I’ve had many discussions in the last few years with clients with “only” $5M or under in assets, those in the 99th to 99.9th percentiles, as to whether they have enough money to retire or stay retired. That may sound strange to the 99% not in this group, but generally accepted “safe” retirement distribution rates for a 30 year period are in the 3-5% range, with 4% as the current industry standard. Assuming that the lower end of the top 1% has, say, $1.2M in investment assets, their retirement income will be about $50k per year plus maybe $30k-$40k from Social Security, so let’s say $90k per year pre-tax and $75-$80k post-tax if they wish to plan for 30 years of withdrawals. For those with $1.8M in retirement assets, that rises to around $120-150k pretax per year and around $100k after tax. If someone retires with $5M today, roughly the beginning rung for entry into the top 0.1%, they can reasonably expect an income of $240k pretax and around $190k post tax, including Social Security.

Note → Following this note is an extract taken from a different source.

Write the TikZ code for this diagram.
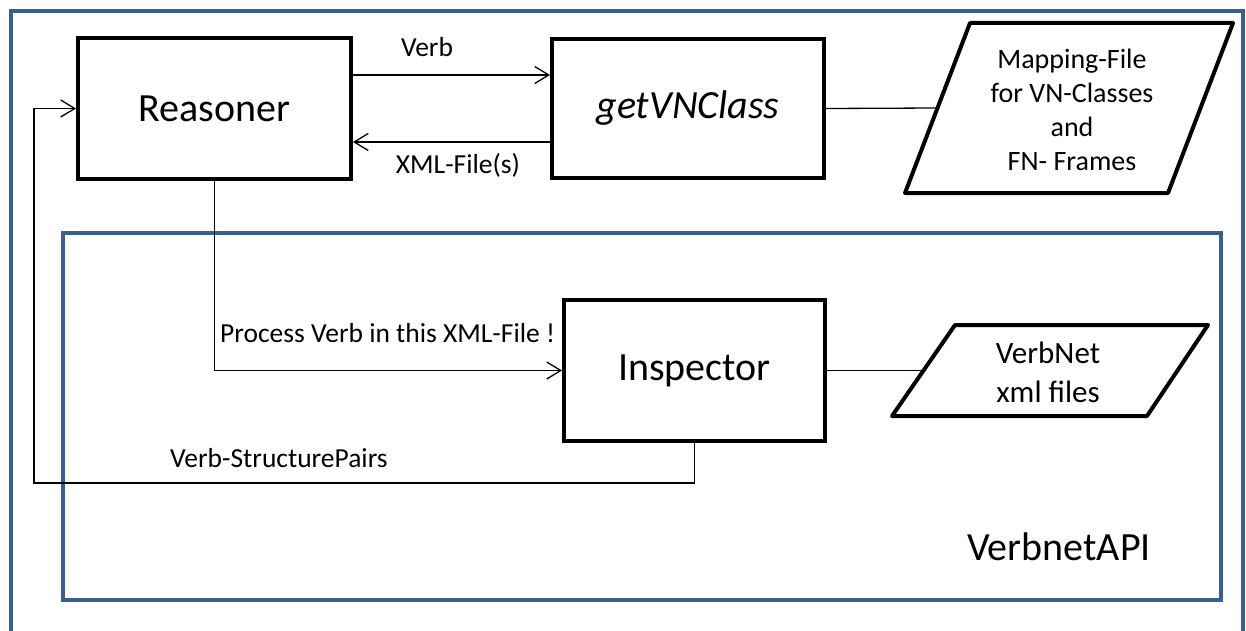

While income and lifestyle are all relative, an after-tax income between $6.6k and $8.3k per month today will hardly buy the fantasy lifestyles that Americans see on TV and would consider “rich”. In many areas in California or the East Coast, this positions one squarely in the hard working upper-middle class, and strict budgeting will be essential.

So much of the burden of retirement is borne by pensions and health care. The top physicians and lawyers in the country enjoy the retirement of a high school teacher. Not saying that’s a problem, but it ain’t rich.